Parents can apply for child care at the center for fall beginning in April.
For individuals who are looking for child care, the early childhood center is available to students, faculty and staff at this college and as well the community.
The center takes applications for the fall starting through mid-April to the end of June, and applications can be downloaded from the college website, Coordinator Claudia Gonzalez said Feb. 12.
Applications for the spring are accepted mid-November through December, and the center is not open during the summer.
The center has no current openings, but the center will accept applications and place parents on a waiting list.
The waiting list does not ensure parents have a spot for their child for the current semester, Gonzalez said.
“If parents are on the waiting list, it depends on if we have any students drop child care services or not,” she said.
The availability of spots for children varies depending on the age group.
For fall, the center will have nine spots available for children age 12 months to 2 years.
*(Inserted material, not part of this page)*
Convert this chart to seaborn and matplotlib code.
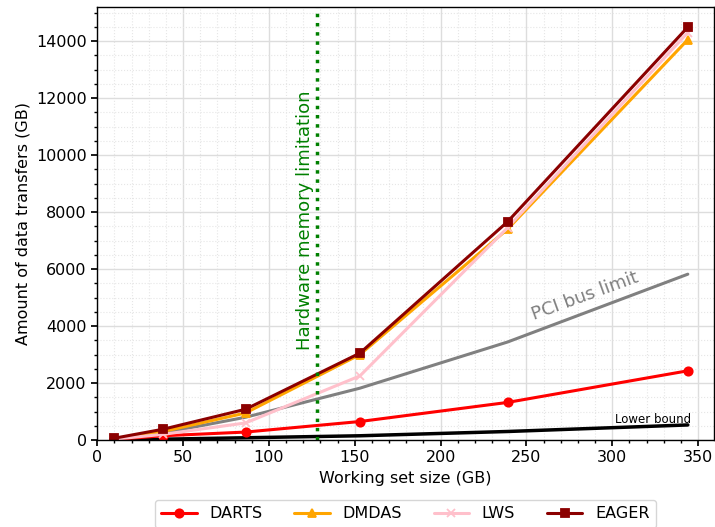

For ages 2-3 years, there will be 12 spots available.
For children 3-4 years old, there are 14 spots available, and for children 4-5 years old there will be 18 spots offered, Gonzalez said.
The early childhood enter is an educational lab facility that has been in motion since 1974, Gonzalez said Feb. 9.
The childhood center was accredited in 1986 by the National Association for the Education of Young Children,Gonzalez said.
Two grants help make the center affordable for student parents.
The CCAMPUS grant, Child Care Access Means Parents in School, helps pay part of the rate for student parents and accepts all majors, Gonzalez said.
The Carl Perkins grant also helps maintain a low rate for child services but is available only to student parents majoring in a professional and technical program at this college, she said.
“The requirements to qualify for the grants are for students here that are either receiving financial aid or not, must be enrolled for at least nine credit hours, and students must be under a degree plan signed by their adviser,” said Terri Sinclair, coordinator of early childhood studies, Feb. 8 in an interview.
“The younger the child the more you would have to pay, and some of the price ranges are high because the NAEYC is a high-quality center,” she said.
Students who receive financial aid pay $15 to $20 a week.
Students who do not receive financial aid pay $157 to $167 a week.
Parents from the community pay the full fee of $179 to $191 per week, she said.
“A $40 registration fee is also needed per semester depending on the child’s age,” Gonzalez said.
Parents with grant funds are required to attend three 1½ hour parent workshops and volunteer four hours in the center each semester.
Faculty, staff and community members who pay the full fee are not required to attend the workshops or volunteer but are welcome to participate, Gonzalez said.
Students taking early childhood studies classes at this college are required to work in the center as part of their lab hours.
“We teach students to work with young children,” Sinclair said.
For example, the students are taught math, language and science in the format a child will understand.
Hours for the center vary depending whether students are grant-funded.
Children of students who are part of the grants can remain in the center 7:30 a.m.-4:30 p.m. Monday-Friday.
For faculty, staff and community parents, the hours are 7:30 a.m.-5:30 p.m. Monday-Friday.
The center is at 210 W. Ashby Place.